__Task to carry out__: For this exercise, return only the lines from the line containing "What matplotlib code" through the line containing "from matplotlib.colors import", both ends included, exactly as they are.

__Records provided__:
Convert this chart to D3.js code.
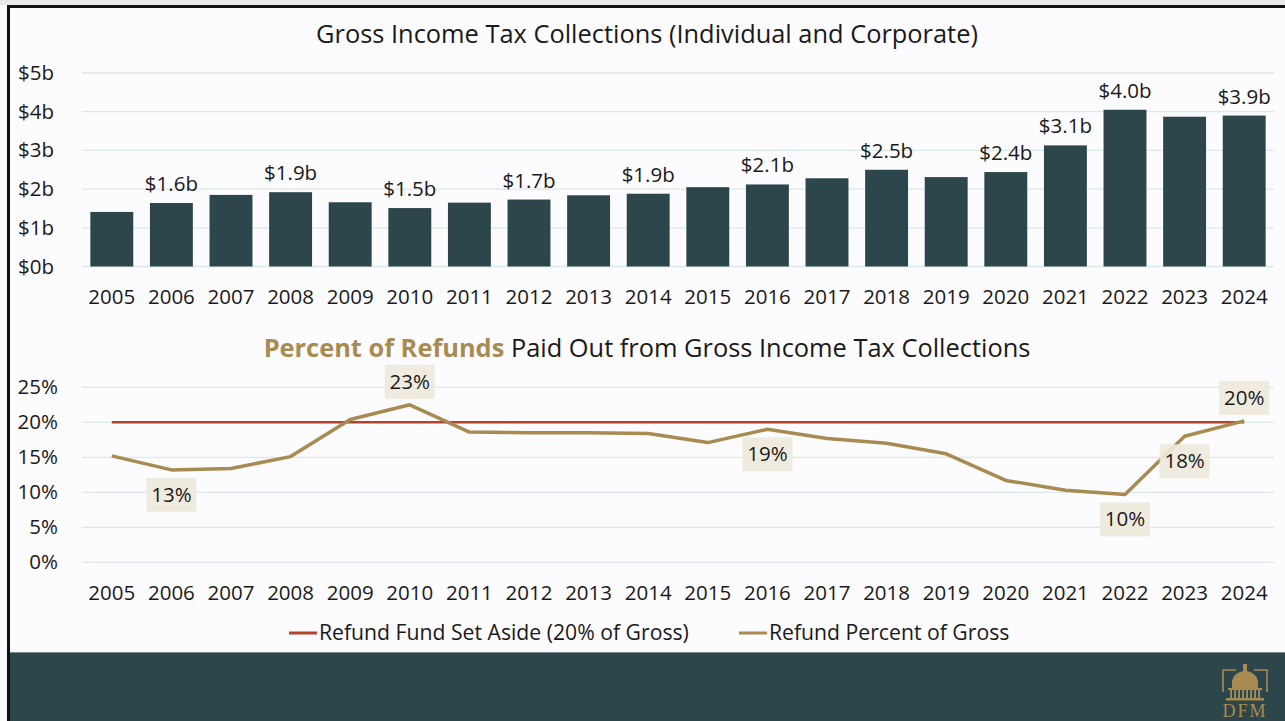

---

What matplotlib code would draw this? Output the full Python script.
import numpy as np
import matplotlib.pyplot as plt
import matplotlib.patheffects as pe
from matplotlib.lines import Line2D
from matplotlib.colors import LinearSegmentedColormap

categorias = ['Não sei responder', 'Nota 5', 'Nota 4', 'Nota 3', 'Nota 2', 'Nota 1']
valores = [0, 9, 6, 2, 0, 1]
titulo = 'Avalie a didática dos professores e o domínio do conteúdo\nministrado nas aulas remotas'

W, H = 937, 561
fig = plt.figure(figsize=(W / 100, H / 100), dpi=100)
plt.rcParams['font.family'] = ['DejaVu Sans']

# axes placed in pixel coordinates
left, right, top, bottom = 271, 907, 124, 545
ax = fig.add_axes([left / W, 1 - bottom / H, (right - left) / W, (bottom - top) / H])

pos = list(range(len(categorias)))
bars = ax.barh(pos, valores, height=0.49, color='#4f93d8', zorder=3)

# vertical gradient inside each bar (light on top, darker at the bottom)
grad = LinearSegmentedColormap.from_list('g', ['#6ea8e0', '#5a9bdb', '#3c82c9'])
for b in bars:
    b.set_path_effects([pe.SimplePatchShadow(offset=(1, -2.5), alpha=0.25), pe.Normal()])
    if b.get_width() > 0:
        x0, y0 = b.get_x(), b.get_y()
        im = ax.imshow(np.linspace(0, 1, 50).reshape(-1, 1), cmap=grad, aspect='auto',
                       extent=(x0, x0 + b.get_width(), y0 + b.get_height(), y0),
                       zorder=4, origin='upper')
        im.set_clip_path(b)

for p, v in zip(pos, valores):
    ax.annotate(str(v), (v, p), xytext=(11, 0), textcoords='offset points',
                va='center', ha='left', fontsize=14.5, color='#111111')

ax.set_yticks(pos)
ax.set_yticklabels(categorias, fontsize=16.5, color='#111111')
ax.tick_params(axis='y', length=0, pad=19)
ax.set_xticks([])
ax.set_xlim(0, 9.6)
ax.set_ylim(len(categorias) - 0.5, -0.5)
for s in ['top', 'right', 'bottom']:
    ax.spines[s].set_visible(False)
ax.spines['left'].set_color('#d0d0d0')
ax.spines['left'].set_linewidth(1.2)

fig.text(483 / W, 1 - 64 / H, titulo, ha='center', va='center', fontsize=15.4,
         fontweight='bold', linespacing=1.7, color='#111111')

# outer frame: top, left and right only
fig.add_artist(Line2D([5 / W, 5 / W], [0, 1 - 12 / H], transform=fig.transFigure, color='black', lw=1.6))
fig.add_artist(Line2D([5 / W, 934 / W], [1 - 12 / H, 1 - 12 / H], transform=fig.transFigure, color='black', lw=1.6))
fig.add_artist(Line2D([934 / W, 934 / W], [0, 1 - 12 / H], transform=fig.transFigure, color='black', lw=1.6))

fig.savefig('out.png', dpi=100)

__Task answer__:
What matplotlib code would draw this? Output the full Python script.
import numpy as np
import matplotlib.pyplot as plt
import matplotlib.patheffects as pe
from matplotlib.lines import Line2D
from matplotlib.colors import LinearSegmentedColormap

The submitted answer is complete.